Feb 01, 2015 23:10
So, there are a scant few events that get people to watch broadcast TV in the numbers they used to. The last one I remember tuning into myself was the Peanuts Halloween Special, which was followed up by another Peanuts special to fill up the hour. And after events like that, and the Super Bowl, naturally they're going to showcase some original programming. Except..... all original programming is heavy post-9/11 bleak cynicism. The show that followed Peanuts was a carefully broadcast-edited scene that cold-opened a show called "Scandal," naturally about corruption in the federal government. The show that followed the Super Bowl is about secret prisons and torture and supervillains and spies and also torture.
It made me think about how that sex scene that played over the squashed credits of the Peanuts special, was explicit enough to probably raise uncomfortable questions from children, but zoomed-in and implicit enough that teenagers wouldn't be sexually aroused by it. And how post-9/11 spy stuff always, always, always feeds the "Torture Totally Works, Guys" assumption that Jack Bauer popularized so that we could get all that non-information out of those Gitmo detainees.
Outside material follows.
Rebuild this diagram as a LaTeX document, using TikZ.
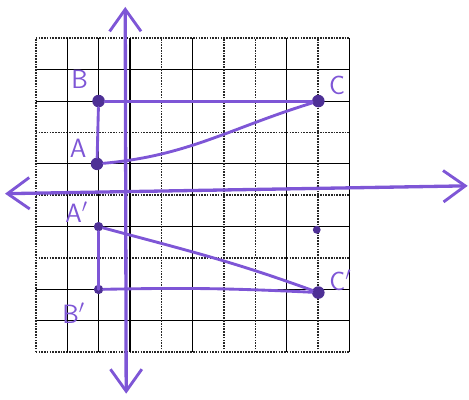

It's giving me serious don't-want-to-live-on-this-planet feelings.
my reaction to this stuff... is that one of the things that's been wrong with me? Am I supposed to be feeling some sense of satisfaction? I sat through the whole episode. There was more torture, a bunch of different spy agencies betraying each other, a code-named chunk of information that's worth more than human lives, and a cliffhanger that took the form of an explosion. Is this what normal entertainment is? If I made myself learn to like it, would people relate to me better?
after that is news coverage of all the crowds of people just milling around on the OUTSIDE of sports bars at Westgate. These are the people who clogged up traffic on the 101. And of course they're talking about post-9/11 security too. Naturally the Seahawks fans who missed the first quarter because of a small bag attributed it to security, and not the stadium's unassailable right to make money on food. again, is this what normal people do? Go into traffic and stand outside a bar 50 feet away from a flat-screen TV for six hours? Is this the society I'm trying to integrate myself into?
NBC thursday is the next episode of that spy thing, followed by the premiere episode of another spy thing, this one with Russians. because everything is betrayal. No wonder it's impossible to keep friends, this is what people are being trained to be like.